● **PROBLEM TO SOLVE**
How many lines of the entries below include the word "chart"? Answer with the number alone.

● **INFORMATION SUPPLIED**
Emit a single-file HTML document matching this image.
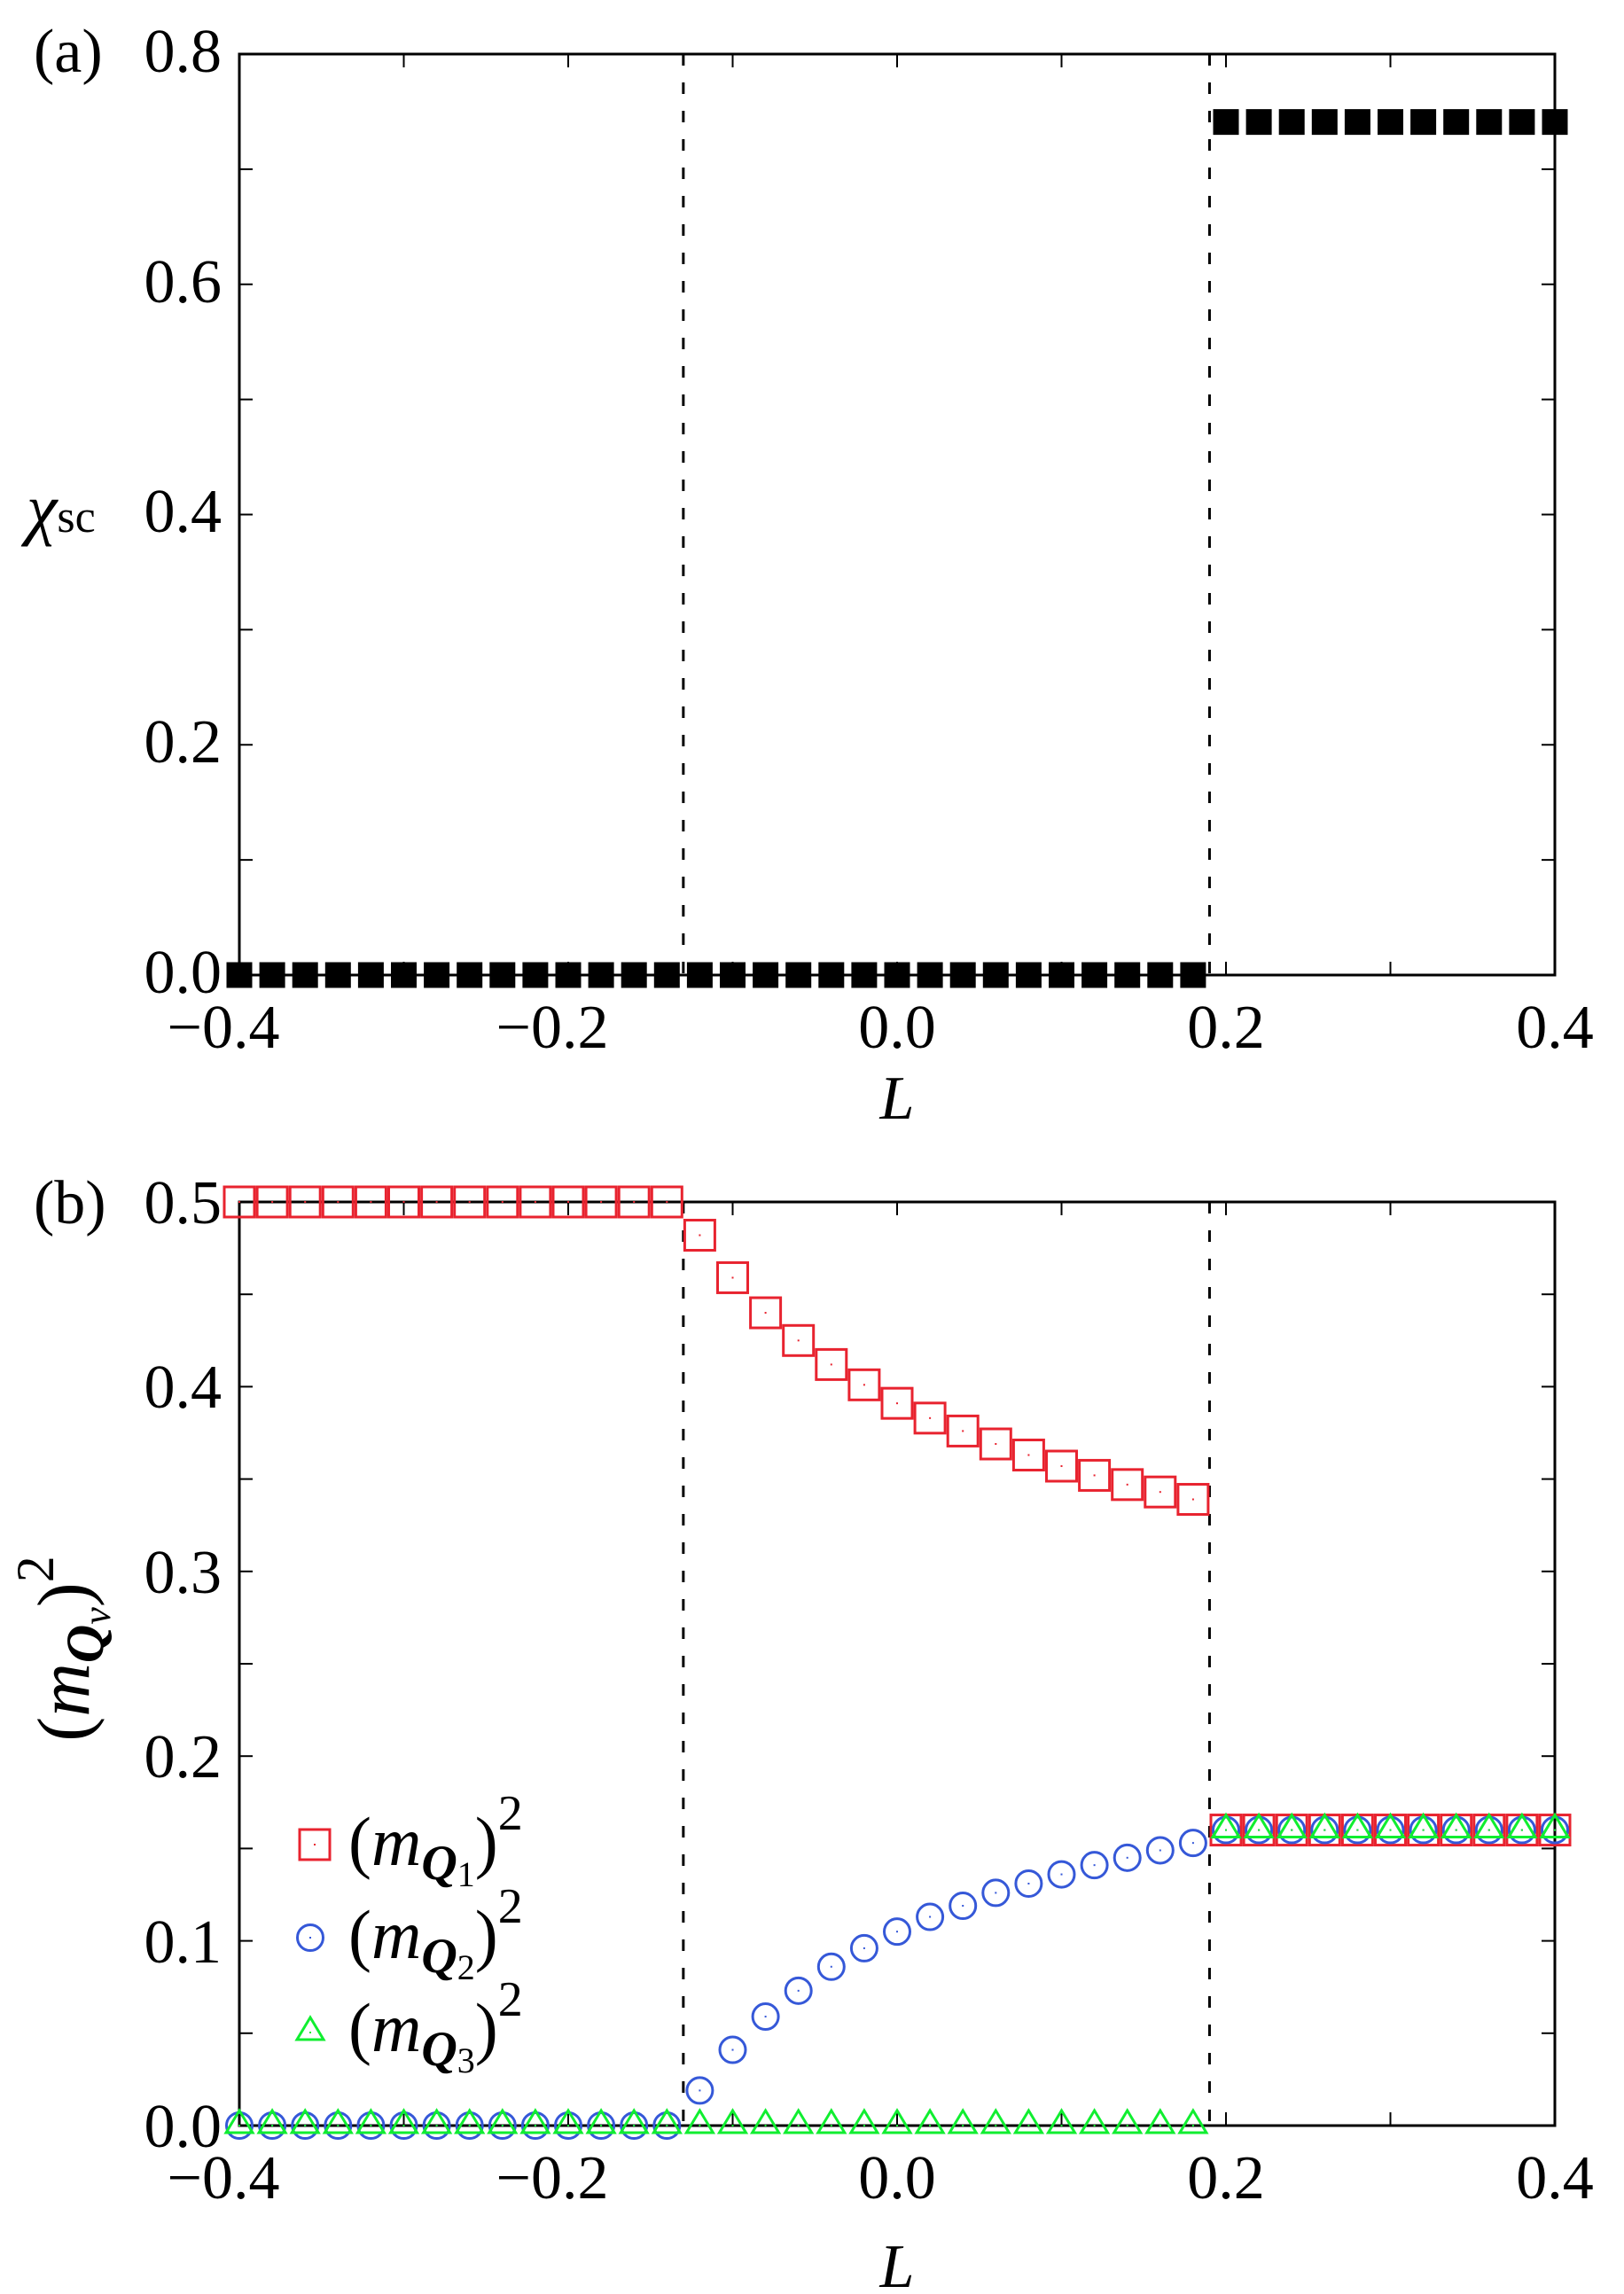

---

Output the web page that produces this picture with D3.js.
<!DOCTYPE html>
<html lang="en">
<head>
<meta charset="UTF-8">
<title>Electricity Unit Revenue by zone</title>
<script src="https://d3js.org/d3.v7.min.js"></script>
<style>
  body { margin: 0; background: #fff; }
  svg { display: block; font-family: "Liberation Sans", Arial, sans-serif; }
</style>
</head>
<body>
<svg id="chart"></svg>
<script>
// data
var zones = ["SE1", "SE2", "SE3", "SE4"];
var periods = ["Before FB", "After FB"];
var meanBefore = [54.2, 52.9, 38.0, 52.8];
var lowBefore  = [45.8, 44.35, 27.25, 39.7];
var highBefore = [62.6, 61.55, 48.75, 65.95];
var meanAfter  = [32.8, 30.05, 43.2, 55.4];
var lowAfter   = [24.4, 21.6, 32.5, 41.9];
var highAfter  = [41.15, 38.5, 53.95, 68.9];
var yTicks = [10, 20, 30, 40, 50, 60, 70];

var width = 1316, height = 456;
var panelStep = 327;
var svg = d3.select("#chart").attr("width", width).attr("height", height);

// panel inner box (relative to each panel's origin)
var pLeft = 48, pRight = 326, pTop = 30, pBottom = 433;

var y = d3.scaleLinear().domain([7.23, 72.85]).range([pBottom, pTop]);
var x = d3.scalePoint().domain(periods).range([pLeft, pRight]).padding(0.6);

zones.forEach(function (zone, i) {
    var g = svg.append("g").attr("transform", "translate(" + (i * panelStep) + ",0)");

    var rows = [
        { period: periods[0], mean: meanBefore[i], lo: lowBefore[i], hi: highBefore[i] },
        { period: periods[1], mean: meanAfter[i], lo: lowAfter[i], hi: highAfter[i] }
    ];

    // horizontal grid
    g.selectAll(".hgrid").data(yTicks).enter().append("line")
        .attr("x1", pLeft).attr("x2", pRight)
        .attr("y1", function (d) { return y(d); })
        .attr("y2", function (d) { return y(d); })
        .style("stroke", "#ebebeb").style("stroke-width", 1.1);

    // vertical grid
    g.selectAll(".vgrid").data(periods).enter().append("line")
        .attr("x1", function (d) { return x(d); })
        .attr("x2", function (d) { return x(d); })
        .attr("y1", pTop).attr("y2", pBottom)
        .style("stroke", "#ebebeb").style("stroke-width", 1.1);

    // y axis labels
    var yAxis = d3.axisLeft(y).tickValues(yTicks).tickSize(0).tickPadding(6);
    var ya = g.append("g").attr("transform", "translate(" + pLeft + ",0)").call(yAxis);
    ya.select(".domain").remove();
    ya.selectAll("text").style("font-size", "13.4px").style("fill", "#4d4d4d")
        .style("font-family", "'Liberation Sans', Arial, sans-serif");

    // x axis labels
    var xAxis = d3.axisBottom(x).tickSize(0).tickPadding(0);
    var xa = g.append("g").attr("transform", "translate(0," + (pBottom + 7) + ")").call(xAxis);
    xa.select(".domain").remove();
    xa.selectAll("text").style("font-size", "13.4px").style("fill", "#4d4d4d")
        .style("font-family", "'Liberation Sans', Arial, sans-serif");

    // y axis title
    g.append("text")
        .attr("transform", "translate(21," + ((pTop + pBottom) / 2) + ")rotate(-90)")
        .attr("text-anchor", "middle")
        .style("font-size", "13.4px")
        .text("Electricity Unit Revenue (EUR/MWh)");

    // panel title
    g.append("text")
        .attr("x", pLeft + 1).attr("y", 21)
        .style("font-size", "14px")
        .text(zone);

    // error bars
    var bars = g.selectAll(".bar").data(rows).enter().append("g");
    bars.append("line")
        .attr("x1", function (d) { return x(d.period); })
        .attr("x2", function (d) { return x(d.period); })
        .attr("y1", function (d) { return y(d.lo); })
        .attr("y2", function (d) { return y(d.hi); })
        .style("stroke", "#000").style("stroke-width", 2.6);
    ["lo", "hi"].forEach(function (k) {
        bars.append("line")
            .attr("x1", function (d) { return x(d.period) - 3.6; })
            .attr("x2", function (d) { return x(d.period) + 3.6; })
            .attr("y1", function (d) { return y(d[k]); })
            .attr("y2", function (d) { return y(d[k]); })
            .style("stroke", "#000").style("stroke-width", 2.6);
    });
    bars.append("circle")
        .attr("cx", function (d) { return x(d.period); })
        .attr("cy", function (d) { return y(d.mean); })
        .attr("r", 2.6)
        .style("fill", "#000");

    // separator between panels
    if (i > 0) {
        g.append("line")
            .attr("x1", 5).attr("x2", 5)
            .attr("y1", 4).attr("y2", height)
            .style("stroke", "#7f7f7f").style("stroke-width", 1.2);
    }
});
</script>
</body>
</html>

--

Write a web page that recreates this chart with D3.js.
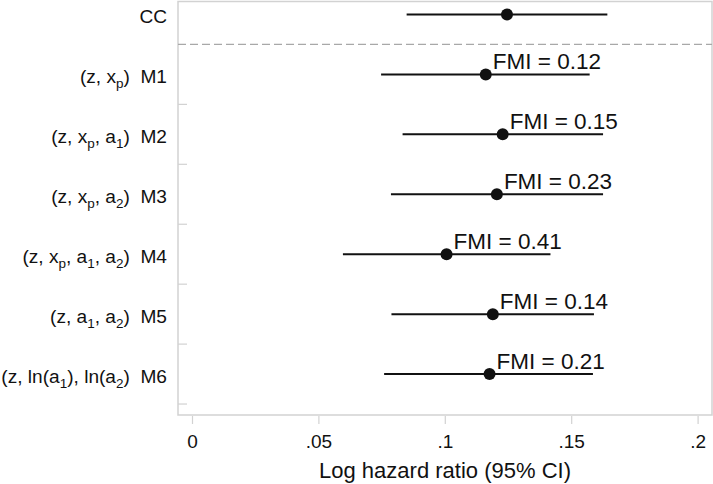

● **ANSWER FOR THIS EXERCISE**
3